■ **STATED TASK**
Show all lines of the listing that hold the word "page".

[BEGIN PROVIDED DATA]

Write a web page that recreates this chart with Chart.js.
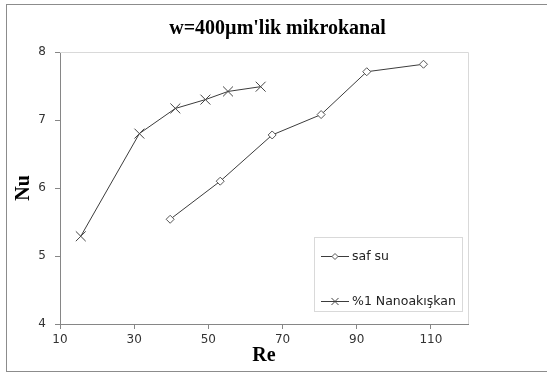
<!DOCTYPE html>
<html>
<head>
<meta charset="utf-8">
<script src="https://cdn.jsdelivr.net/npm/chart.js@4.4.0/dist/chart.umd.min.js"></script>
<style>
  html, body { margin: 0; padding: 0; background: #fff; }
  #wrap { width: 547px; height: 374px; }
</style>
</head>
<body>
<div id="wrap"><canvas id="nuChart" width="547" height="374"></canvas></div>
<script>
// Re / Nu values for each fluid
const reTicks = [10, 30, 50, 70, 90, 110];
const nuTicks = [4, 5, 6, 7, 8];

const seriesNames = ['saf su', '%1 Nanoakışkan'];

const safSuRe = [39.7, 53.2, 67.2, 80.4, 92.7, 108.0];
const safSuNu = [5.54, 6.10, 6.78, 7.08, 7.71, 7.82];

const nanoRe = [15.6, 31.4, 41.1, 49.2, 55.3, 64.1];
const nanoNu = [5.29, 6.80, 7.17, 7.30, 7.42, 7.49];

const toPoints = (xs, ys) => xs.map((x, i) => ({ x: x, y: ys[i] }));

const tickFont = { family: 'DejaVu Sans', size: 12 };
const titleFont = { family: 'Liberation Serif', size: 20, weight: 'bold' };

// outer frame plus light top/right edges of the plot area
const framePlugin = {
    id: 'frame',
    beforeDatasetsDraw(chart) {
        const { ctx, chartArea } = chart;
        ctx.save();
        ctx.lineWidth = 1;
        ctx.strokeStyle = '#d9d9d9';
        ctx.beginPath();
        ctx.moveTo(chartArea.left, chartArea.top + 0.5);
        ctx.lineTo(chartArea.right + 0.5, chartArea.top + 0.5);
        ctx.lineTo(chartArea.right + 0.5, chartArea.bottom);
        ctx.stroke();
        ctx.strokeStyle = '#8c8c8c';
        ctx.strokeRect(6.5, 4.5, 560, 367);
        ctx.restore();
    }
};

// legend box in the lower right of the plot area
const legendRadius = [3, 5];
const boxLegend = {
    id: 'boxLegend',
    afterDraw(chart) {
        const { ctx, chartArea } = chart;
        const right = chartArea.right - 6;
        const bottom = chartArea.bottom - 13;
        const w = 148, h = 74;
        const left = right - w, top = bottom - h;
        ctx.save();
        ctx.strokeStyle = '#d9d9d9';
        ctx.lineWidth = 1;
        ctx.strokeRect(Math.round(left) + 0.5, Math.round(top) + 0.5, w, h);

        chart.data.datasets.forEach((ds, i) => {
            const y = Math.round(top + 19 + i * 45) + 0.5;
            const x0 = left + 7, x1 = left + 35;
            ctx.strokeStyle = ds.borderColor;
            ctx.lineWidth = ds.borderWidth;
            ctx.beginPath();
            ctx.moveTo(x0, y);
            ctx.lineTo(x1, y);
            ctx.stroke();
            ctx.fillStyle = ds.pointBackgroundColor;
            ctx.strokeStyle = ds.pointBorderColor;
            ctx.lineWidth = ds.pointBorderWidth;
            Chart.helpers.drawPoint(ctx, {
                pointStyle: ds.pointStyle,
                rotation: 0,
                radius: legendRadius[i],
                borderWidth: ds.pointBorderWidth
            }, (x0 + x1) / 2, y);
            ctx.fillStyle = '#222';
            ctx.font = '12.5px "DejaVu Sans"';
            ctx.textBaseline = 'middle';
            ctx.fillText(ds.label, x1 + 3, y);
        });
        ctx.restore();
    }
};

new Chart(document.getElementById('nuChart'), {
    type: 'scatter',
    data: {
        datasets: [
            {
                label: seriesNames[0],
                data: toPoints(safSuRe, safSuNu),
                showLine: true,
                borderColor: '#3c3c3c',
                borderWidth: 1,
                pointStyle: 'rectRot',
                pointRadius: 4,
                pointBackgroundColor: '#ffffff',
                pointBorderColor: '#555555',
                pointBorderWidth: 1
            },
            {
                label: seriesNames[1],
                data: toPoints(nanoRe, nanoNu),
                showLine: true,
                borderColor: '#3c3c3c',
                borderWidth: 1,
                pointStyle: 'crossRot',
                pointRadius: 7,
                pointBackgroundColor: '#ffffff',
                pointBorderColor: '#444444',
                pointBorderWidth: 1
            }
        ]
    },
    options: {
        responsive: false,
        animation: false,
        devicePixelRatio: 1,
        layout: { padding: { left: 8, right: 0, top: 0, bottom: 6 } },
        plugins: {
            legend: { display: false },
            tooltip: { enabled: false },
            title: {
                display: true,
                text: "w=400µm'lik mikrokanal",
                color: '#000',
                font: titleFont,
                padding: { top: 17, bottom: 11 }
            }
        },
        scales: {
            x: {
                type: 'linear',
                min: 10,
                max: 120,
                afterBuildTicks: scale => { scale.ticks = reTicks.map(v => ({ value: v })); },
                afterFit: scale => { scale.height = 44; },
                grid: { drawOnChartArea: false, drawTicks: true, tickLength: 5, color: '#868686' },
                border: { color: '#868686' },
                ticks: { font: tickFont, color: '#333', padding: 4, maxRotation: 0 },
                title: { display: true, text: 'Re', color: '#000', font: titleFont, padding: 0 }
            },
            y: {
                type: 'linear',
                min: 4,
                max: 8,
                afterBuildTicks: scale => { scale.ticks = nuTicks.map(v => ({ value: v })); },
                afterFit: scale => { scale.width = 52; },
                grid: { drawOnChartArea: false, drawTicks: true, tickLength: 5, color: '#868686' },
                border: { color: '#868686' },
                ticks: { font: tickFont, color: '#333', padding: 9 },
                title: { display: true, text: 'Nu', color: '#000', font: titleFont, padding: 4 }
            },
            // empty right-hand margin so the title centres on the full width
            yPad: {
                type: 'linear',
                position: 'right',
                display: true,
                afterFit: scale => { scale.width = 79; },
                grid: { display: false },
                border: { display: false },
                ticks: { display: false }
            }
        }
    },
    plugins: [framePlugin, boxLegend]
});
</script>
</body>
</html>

[END PROVIDED DATA]
[BEGIN PROVIDED DATA]

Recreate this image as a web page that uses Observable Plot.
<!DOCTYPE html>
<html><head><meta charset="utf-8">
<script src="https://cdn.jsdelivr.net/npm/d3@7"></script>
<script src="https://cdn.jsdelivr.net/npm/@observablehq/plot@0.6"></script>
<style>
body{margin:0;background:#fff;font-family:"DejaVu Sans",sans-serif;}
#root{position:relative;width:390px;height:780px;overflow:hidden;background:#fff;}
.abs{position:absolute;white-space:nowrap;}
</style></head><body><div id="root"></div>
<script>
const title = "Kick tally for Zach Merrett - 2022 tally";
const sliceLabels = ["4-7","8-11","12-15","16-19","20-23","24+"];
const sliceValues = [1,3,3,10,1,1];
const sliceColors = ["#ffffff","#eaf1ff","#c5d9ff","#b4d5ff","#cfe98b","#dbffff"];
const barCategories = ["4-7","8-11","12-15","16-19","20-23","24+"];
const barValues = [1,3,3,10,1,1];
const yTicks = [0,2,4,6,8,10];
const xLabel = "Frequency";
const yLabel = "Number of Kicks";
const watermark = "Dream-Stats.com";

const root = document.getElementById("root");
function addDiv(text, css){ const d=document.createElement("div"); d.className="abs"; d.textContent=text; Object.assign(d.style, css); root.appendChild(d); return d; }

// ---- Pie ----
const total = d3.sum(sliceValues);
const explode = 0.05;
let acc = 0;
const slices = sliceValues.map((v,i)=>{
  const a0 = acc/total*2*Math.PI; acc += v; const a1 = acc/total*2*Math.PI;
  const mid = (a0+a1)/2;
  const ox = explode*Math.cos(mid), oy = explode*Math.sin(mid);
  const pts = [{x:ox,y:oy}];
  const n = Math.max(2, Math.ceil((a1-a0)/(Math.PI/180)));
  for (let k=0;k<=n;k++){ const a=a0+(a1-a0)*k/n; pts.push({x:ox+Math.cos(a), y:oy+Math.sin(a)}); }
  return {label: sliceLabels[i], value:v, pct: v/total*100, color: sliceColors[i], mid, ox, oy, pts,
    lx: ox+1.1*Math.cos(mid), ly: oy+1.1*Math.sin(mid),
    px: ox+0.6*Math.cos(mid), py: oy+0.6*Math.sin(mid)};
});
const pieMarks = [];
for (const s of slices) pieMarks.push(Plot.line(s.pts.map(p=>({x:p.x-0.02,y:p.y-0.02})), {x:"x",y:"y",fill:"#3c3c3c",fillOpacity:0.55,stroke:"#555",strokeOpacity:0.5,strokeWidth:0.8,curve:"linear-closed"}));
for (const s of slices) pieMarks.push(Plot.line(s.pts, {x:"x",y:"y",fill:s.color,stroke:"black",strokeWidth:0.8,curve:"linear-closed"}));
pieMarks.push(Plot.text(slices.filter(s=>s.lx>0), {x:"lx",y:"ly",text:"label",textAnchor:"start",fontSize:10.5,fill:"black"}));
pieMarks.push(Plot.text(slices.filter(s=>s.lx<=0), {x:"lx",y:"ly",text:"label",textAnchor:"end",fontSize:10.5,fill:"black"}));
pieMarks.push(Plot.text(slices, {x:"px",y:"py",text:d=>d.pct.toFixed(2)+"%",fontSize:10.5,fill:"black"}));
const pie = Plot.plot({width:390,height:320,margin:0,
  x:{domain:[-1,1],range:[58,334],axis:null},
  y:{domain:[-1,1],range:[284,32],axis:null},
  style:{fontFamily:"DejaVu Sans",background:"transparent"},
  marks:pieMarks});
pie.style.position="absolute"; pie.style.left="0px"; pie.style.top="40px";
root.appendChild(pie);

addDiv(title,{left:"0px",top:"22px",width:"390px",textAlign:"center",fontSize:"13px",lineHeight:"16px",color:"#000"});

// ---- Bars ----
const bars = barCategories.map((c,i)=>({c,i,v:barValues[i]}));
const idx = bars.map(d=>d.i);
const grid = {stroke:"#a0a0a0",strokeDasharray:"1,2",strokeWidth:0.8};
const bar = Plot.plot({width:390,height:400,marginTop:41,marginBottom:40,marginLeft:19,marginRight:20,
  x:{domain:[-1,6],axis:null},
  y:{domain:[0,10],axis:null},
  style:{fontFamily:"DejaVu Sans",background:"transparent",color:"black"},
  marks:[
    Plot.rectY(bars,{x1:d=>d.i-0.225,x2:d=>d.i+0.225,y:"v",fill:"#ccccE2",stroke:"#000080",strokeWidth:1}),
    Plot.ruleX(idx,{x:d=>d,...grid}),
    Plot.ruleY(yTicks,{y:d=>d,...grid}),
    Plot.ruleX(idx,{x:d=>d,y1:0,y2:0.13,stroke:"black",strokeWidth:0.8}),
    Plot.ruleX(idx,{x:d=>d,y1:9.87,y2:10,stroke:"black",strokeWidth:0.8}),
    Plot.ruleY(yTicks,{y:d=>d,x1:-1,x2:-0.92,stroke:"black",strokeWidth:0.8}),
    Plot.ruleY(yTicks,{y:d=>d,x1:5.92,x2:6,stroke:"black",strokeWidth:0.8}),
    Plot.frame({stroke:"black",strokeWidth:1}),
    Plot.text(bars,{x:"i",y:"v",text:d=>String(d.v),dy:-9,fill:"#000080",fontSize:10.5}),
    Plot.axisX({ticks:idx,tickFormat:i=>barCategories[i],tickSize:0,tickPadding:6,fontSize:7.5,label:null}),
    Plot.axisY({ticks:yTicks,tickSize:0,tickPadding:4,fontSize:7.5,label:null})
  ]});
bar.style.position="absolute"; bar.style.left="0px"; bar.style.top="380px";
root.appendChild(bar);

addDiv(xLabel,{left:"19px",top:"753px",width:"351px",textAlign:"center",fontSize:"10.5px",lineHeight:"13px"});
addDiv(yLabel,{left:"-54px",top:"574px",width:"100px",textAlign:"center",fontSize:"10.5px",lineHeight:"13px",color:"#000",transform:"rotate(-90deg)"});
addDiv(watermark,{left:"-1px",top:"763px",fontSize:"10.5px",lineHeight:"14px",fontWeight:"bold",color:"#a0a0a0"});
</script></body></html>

[END PROVIDED DATA]

■ **OUTPUT BELOW**
Write a web page that recreates this chart with Chart.js.
Recreate this image as a web page that uses Observable Plot.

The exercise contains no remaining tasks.